[Exercise goal]
The lines from the top of the material below through the line containing "(P4) -- cycle;" are to be printed exactly, with pictures omitted.

[Dataset content]
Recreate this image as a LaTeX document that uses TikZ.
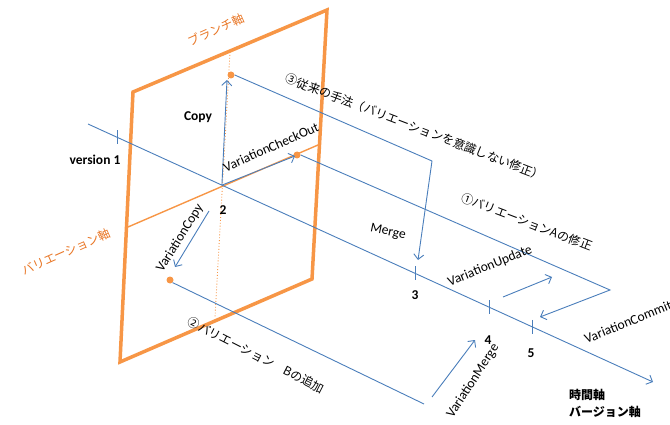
\documentclass[tikz,border=0pt]{standalone}
\usepackage{fontspec}
\setmainfont{Carlito}
\newfontfamily\jp{Noto Sans CJK JP}
\usetikzlibrary{arrows.meta}
\definecolor{axblue}{HTML}{4A7EBB}
\definecolor{planeor}{HTML}{F79646}
\definecolor{textor}{HTML}{E87524}
\begin{document}
\begin{tikzpicture}[x=1pt,y=-1pt,
  bl/.style={draw=axblue, line width=0.9pt},
  barr/.style={bl, -{Straight Barb[length=5pt,width=10pt]}},
  dot/.style={circle, fill=planeor, inner sep=0pt, minimum size=7pt},
  lab/.style={font=\fontsize{13.5}{15}\selectfont, inner sep=0pt},
  num/.style={font=\fontsize{13.5}{15}\selectfont\bfseries, inner sep=0pt},
  jlab/.style={font=\fontsize{12}{14}\selectfont\jp, inner sep=0pt},
  olab/.style={jlab, text=textor},
  tickmark/.style={bl},
  ]
\useasboundingbox (0,0) rectangle (670,425);

% plane
\coordinate (P1) at (133,92);
\coordinate (P2) at (327,10);
\coordinate (P3) at (312,279);
\coordinate (P4) at (120,362);
\draw[planeor, line width=3.5pt, line join=miter] (P1) -- (P2) -- (P3) -- (P4) -- cycle;

% variation axis and branch axis
\coordinate (V1) at (128,227);
\coordinate (V2) at (318,145);
\draw[planeor, line width=1.4pt] (V1) -- (V2);
\coordinate (B1) at (230,52);
\coordinate (B2) at (215,317);
\draw[planeor, line width=0.9pt, dotted] (B1) -- (B2);

% time axis
\coordinate (A) at (88,124);
\coordinate (Z) at (653,382);
\draw[barr] (A) -- (Z);
\path (A) -- (Z)
  coordinate[pos=0.0513] (t1)
  coordinate[pos=0.237] (O)
  coordinate[pos=0.579] (t3)
  coordinate[pos=0.710] (t4)
  coordinate[pos=0.786] (t5);
\foreach \t in {t1,t3,t4,t5}
  \draw[tickmark] ([yshift=7pt]\t) -- ([yshift=-7pt]\t);

% dots
\node[dot] (D1) at (231,75) {};
\node[dot] (D2) at (297,155) {};
\node[dot] (D3) at (170,280) {};

% arrows from origin
\coordinate (cpy) at (227,80);
\draw[barr] (O) -- (cpy);
\coordinate (chk) at (295,156);
\draw[barr] (O) -- (chk);
\coordinate (vc1) at (209,211);
\coordinate (vc2) at (175,267);
\draw[barr] (vc1) -- (vc2);

% path 3 (conventional)
\coordinate (C3) at (432,161);
\coordinate (M3) at (418,260);
\draw[barr] (D1.east) -- (C3) -- (M3);

% path 1 (variation A)
\coordinate (C1) at (610,290);
\coordinate (M1) at (540,317);
\draw[barr] (D2.east) -- (C1) -- (M1);
\coordinate (u1) at (503,297);
\coordinate (u2) at (552,277);
\draw[barr] (u1) -- (u2);

% path 2 (variation B)
\coordinate (E2) at (424,404);
\draw[bl] (D3.south east) -- (E2);
\coordinate (m1) at (432,397);
\coordinate (m2) at (475,340);
\draw[barr] (m1) -- (m2);

% labels
\node[olab, rotate=24] (lbr) at (216,30) {ブランチ軸};
\node[olab, rotate=24] (lva) at (66,252) {バリエーション軸};
\node[num] (lcopy) at (198,117) {Copy};
\node[num] (lv1) at (95,160) {version 1};
\node[lab, rotate=24] (lchk) at (271,147) {VariationCheckOut};
\node[num] (l2) at (223,210) {2};
\node[lab, rotate=58] (lvc) at (180,238) {VariationCopy};
\node[jlab, rotate=-21] (l3t) at (415,127) {③従来の手法（バリエーションを意識しない修正）};
\node[jlab, rotate=-21] (l1t) at (527,222) {①バリエーションAの修正};
\node[jlab, rotate=-27] (l2t) at (256,355) {②バリエーション　Bの追加};
\node[lab, rotate=-12] (lmg) at (388,232) {Merge};
\node[num] (l3) at (415,295) {3};
\node[num] (l4) at (488,340) {4};
\node[num] (l5) at (531,353) {5};
\node[lab, rotate=22] (lup) at (490,266) {VariationUpdate};
\node[lab, rotate=22] (lcm) at (628,322) {VariationCommit};
\node[lab, rotate=57] (lvm) at (473,381) {VariationMerge};
\node[jlab, font=\fontsize{12}{17}\selectfont\jp\bfseries, align=left, anchor=north west] (lax) at (569,389) {時間軸\\バージョン軸};
\end{tikzpicture}
\end{document}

[The solution]
Recreate this image as a LaTeX document that uses TikZ.
\documentclass[tikz,border=0pt]{standalone}
\usepackage{fontspec}
\setmainfont{Carlito}
\newfontfamily\jp{Noto Sans CJK JP}
\usetikzlibrary{arrows.meta}
\definecolor{axblue}{HTML}{4A7EBB}
\definecolor{planeor}{HTML}{F79646}
\definecolor{textor}{HTML}{E87524}
\begin{document}
\begin{tikzpicture}[x=1pt,y=-1pt,
  bl/.style={draw=axblue, line width=0.9pt},
  barr/.style={bl, -{Straight Barb[length=5pt,width=10pt]}},
  dot/.style={circle, fill=planeor, inner sep=0pt, minimum size=7pt},
  lab/.style={font=\fontsize{13.5}{15}\selectfont, inner sep=0pt},
  num/.style={font=\fontsize{13.5}{15}\selectfont\bfseries, inner sep=0pt},
  jlab/.style={font=\fontsize{12}{14}\selectfont\jp, inner sep=0pt},
  olab/.style={jlab, text=textor},
  tickmark/.style={bl},
  ]
\useasboundingbox (0,0) rectangle (670,425);

% plane
\coordinate (P1) at (133,92);
\coordinate (P2) at (327,10);
\coordinate (P3) at (312,279);
\coordinate (P4) at (120,362);
\draw[planeor, line width=3.5pt, line join=miter] (P1) -- (P2) -- (P3) -- (P4) -- cycle;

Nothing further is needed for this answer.